• [CHALLENGE]
The lines to extract run from the first line of the material below to the line containing "import pandas as pd", both included; leave the pictures behind.

• [DATA EXTRACT]
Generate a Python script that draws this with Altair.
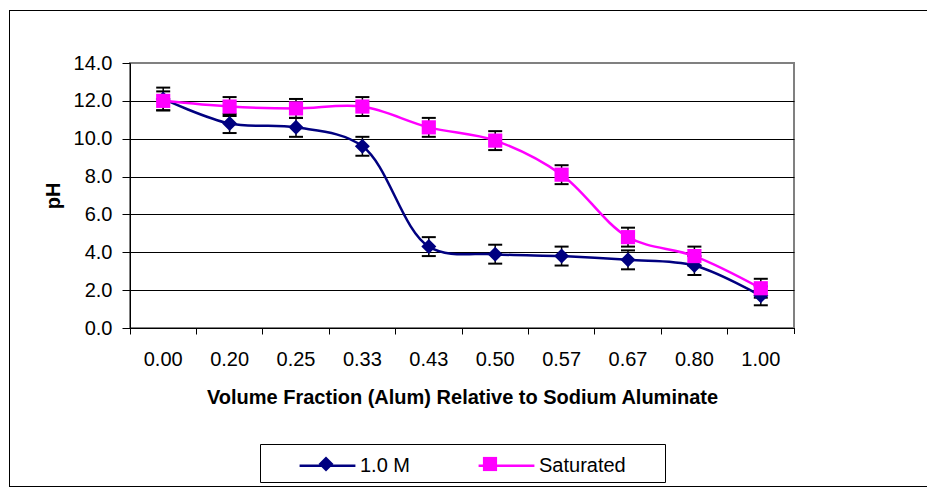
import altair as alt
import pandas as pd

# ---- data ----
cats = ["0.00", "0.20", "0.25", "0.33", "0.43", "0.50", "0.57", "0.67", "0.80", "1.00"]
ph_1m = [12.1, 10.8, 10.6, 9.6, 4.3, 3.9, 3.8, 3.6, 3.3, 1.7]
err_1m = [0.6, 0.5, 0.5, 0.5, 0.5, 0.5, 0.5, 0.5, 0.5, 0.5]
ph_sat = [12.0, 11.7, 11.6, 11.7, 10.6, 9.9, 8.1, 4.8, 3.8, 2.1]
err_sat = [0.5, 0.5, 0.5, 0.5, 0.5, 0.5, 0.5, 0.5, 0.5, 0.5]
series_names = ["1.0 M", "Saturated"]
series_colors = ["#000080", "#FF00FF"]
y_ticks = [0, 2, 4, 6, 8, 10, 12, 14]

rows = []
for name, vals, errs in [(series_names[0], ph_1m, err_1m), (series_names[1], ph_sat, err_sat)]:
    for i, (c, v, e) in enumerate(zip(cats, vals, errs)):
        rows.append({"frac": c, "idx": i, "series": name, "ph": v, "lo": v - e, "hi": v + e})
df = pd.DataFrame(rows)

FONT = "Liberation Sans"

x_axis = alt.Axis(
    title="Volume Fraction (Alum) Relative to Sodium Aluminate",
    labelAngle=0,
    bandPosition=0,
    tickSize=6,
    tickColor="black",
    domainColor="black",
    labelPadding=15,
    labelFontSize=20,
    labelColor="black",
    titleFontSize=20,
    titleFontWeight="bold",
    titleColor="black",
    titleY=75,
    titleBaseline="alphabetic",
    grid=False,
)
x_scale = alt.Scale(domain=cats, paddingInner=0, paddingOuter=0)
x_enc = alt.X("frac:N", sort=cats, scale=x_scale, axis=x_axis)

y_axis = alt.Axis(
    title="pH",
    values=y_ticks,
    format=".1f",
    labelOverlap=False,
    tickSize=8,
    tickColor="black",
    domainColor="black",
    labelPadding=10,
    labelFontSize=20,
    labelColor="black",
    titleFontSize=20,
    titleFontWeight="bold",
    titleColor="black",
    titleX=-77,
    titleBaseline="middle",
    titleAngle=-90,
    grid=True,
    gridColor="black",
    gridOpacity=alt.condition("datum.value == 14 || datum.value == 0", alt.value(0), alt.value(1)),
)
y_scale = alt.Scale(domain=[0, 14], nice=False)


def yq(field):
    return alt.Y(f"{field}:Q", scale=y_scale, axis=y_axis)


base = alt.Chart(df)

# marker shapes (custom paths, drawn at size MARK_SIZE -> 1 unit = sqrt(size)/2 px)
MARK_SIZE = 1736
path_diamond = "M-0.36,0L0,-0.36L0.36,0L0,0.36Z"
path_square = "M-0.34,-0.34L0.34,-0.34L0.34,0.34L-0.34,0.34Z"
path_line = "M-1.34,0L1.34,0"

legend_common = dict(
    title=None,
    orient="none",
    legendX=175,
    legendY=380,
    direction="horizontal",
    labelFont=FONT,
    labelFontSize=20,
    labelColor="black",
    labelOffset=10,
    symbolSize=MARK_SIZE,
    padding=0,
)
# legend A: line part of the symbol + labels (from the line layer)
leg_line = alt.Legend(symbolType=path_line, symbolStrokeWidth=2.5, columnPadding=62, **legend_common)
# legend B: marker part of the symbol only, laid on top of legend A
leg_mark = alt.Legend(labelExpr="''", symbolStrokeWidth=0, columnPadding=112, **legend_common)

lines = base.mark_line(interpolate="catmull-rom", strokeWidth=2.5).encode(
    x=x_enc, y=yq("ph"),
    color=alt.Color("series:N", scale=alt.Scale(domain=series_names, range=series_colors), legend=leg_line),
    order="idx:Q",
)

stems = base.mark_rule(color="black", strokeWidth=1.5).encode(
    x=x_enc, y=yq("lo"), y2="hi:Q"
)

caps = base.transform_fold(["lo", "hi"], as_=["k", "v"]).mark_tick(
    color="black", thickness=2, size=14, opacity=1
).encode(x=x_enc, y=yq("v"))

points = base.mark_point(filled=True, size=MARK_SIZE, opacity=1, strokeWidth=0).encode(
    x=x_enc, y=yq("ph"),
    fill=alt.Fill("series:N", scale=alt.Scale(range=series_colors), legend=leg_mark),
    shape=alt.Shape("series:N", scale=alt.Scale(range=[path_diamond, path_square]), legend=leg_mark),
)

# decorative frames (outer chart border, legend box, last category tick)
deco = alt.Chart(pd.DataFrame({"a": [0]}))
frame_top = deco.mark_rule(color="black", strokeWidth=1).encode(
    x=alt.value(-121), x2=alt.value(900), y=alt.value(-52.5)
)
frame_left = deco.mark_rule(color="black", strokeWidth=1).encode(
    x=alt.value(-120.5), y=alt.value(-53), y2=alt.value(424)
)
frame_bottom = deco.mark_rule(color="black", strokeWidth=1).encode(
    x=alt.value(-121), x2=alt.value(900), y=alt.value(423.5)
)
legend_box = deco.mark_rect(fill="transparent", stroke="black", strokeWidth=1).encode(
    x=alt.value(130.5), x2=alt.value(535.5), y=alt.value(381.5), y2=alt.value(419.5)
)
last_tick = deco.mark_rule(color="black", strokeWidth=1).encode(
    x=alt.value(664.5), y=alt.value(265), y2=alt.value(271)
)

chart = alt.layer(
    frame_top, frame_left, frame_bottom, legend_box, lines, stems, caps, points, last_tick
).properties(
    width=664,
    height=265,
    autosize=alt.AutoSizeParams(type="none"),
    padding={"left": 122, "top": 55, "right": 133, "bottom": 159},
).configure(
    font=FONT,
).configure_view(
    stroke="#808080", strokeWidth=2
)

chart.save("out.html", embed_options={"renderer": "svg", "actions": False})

• [EXPECTED OUTPUT]
Generate a Python script that draws this with Altair.
import altair as alt
import pandas as pd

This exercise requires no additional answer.